◆ **GIVEN DATA**:
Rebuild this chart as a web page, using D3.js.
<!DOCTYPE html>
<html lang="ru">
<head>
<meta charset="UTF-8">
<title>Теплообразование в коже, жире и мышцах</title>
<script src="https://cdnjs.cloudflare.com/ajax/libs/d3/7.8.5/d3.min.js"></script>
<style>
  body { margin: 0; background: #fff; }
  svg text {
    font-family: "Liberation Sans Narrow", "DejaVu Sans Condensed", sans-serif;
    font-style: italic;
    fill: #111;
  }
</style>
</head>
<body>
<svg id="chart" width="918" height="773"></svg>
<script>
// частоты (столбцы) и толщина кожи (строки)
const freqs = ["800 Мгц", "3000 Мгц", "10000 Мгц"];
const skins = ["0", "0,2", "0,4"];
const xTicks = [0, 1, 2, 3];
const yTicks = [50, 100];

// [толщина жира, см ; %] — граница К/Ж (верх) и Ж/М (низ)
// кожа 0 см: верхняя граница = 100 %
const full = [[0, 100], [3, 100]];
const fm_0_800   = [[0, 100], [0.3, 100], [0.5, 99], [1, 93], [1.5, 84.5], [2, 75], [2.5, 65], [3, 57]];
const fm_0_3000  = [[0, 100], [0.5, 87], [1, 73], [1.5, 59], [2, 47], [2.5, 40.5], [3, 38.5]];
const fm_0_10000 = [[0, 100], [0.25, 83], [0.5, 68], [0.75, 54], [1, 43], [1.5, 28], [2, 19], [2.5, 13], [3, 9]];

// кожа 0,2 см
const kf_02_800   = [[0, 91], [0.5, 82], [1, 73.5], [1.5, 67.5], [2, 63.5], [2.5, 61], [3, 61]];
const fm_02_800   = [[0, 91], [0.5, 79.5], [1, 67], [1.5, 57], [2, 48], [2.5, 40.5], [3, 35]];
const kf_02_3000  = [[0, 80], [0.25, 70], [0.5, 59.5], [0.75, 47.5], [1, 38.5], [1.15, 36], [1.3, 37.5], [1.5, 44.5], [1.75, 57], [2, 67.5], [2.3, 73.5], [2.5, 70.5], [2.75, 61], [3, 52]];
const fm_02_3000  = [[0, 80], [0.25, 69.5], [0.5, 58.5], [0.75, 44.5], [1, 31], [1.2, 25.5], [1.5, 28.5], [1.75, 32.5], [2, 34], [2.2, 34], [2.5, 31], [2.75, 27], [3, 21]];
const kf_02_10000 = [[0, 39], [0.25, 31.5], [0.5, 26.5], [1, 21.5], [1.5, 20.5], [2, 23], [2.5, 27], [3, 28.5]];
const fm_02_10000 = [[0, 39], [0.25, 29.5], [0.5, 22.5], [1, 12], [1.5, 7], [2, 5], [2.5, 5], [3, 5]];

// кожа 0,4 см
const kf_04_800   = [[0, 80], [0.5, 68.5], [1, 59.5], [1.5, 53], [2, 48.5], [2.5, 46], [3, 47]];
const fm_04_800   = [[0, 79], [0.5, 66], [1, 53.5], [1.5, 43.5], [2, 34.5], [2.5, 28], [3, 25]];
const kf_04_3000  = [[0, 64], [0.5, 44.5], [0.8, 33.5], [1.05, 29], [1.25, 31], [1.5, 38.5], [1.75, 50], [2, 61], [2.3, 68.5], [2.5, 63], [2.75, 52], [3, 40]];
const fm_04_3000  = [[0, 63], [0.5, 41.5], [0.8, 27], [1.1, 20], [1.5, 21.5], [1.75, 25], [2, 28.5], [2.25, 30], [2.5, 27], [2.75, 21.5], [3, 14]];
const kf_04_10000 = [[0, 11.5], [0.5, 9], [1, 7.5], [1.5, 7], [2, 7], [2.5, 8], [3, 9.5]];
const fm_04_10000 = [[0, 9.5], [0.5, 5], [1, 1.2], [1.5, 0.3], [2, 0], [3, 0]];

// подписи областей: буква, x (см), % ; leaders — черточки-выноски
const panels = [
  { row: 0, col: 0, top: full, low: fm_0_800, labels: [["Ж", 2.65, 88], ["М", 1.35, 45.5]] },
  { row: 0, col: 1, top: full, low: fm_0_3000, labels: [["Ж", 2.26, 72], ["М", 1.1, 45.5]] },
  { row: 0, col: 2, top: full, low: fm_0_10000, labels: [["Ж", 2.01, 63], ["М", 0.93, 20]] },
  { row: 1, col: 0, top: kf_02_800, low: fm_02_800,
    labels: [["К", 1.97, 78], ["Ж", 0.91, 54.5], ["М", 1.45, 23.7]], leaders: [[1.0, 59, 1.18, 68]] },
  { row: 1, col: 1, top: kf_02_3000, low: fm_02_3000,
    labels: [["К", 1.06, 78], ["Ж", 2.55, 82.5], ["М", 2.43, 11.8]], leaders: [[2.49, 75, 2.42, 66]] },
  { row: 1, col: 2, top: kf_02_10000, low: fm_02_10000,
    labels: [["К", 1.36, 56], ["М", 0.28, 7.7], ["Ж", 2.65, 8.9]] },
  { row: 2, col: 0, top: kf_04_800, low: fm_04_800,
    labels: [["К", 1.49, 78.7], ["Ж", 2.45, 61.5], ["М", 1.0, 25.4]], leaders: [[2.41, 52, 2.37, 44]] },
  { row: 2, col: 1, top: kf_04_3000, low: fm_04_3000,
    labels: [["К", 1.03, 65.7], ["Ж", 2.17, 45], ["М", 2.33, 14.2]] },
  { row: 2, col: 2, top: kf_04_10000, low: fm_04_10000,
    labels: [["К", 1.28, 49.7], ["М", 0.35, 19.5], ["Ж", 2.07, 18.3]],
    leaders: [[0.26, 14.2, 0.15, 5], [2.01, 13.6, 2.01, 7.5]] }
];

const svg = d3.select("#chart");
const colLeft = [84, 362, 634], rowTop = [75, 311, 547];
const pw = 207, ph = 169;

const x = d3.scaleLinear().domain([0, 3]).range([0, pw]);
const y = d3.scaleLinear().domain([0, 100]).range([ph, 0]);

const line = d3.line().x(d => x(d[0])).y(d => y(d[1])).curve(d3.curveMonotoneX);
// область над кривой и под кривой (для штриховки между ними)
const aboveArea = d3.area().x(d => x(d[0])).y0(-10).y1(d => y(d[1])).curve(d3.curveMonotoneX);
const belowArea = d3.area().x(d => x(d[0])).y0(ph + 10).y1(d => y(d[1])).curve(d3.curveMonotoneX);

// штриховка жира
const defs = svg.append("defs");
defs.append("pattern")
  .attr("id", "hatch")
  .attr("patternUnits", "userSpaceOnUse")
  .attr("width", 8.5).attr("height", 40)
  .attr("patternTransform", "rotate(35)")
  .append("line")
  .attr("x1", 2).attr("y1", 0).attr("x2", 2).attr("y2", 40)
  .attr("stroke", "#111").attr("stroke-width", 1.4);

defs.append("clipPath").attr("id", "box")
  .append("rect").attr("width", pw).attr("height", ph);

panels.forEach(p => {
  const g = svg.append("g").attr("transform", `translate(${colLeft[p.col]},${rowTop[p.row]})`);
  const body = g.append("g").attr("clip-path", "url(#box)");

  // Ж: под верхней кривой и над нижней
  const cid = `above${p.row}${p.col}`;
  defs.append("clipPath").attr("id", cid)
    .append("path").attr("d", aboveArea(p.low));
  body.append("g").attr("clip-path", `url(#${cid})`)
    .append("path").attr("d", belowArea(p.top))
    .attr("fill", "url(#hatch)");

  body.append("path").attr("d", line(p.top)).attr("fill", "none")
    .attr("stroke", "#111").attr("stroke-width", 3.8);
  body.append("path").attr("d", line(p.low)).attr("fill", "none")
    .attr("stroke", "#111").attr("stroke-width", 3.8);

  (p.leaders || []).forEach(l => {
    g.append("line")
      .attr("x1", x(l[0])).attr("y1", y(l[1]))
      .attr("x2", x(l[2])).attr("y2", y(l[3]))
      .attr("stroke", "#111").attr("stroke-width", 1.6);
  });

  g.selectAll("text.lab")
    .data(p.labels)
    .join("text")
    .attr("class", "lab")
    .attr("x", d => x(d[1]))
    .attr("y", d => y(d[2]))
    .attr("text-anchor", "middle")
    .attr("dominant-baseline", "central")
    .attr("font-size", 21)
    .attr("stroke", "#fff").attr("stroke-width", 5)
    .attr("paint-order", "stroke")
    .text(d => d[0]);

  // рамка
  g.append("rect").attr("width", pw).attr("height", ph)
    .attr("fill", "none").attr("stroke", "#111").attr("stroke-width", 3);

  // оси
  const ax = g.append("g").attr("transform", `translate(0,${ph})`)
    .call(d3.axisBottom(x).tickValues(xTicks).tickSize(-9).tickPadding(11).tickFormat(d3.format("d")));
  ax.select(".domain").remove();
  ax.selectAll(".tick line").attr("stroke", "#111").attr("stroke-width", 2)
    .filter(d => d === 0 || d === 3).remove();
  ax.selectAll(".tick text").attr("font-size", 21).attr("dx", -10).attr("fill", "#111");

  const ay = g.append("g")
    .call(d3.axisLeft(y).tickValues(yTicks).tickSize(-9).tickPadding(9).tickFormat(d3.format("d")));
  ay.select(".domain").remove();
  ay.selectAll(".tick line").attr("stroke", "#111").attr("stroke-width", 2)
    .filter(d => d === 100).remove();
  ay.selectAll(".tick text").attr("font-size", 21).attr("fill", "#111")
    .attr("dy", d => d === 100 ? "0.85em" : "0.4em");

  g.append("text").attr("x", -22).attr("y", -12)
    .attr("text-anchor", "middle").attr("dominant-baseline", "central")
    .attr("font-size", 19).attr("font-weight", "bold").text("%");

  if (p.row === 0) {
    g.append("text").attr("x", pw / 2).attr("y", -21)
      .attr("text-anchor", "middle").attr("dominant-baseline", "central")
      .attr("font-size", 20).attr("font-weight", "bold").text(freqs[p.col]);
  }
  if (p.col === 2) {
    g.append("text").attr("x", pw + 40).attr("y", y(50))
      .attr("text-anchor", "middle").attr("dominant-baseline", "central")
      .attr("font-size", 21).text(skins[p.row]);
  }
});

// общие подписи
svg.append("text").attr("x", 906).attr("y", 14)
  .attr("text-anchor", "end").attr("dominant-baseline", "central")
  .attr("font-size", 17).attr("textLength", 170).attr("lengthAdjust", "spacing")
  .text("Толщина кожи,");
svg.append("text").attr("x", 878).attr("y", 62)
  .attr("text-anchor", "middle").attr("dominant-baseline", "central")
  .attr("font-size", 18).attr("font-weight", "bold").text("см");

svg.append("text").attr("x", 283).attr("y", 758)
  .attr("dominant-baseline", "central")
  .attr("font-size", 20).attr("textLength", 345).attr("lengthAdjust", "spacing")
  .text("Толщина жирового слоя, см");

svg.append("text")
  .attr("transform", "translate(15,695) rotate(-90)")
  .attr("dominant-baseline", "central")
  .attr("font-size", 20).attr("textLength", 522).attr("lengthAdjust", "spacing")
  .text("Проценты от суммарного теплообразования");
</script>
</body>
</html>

◆ **GOAL**: Which lines above contain the word "chart"? Copy each of them.

◆ **ANSWER TO THE PROBLEM**:
Rebuild this chart as a web page, using D3.js.
<svg id="chart" width="918" height="773"></svg>
const svg = d3.select("#chart");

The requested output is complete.